Name your greatest ambition or your best dream (or both)?
I am constantly looking for a balance between, on the one hand, spending time outdoors observing nature and, on the other, working at the desk. This is a picture I took while hiking in the national park of Gran Paradiso, which reminds me of the immense value we shall protect: if you look closely at the horizon, you unearth an Alpine ibex, a protected species that is preserved in this park. It is for this reason that my greatest ambition is to have a life that allows me to do both things: I would love my work to be meaningful for preserving the environment and helping as many people as possible through it, but I also would like to be able to experience its beauty and never stop learning from it. Therefore, as it happens for public procurement, my personal ambition is to find the balance between different interests.

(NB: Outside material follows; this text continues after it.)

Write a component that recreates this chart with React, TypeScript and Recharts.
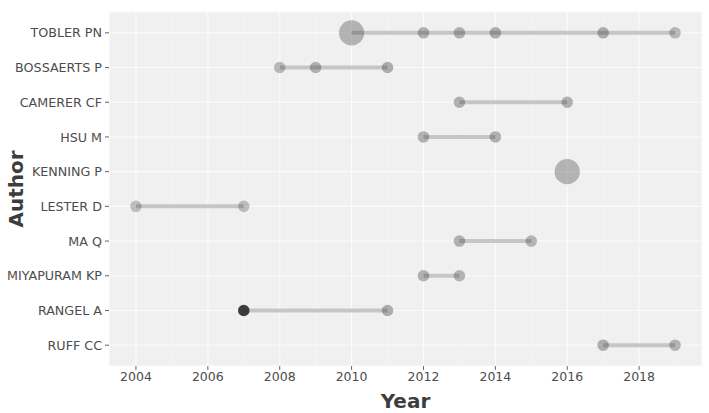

We should not lose track of 'simple' values

"On a more general level, my best dream is to see a society which is fairer and based on deeper values than what we are often experiencing today. Especially in the times of multiple crises we are living, I often feel that we are somehow losing track of simple values such as justice, humanity, kindness, mainly because these are not measurable in economic value. I hope European society as a whole and the lawmakers will be able not to walk away from these and realise that financial development is not the only and most important goal. Inspiring is the approach taken by UUCePP researcher in developing a new concept of ‘economy’."

"In this regard, I recall a quote which is stuck in my mind – pronounced by Marquis de Condorcet, a French thinker from the times of the French revolution, in his essay “On the Admission of Women to the Rights of Citizenship”, in France (1790):

“Custom may familiarize mankind with the extent, that even among those who have violation of their natural rights to such and lost or been deprived of these rights, no one thinks of reclaiming them, or is even conscious that they have suffered any injustice. Certain of these violations have escaped the notice of philosophers and legislators (…).”

I agree with his idea on the danger of becoming accustomed to certain rights’ violation and I think that, as researchers, we should continue questioning what is around us and advocating for what we believe is just – even where it becomes uncomfortable."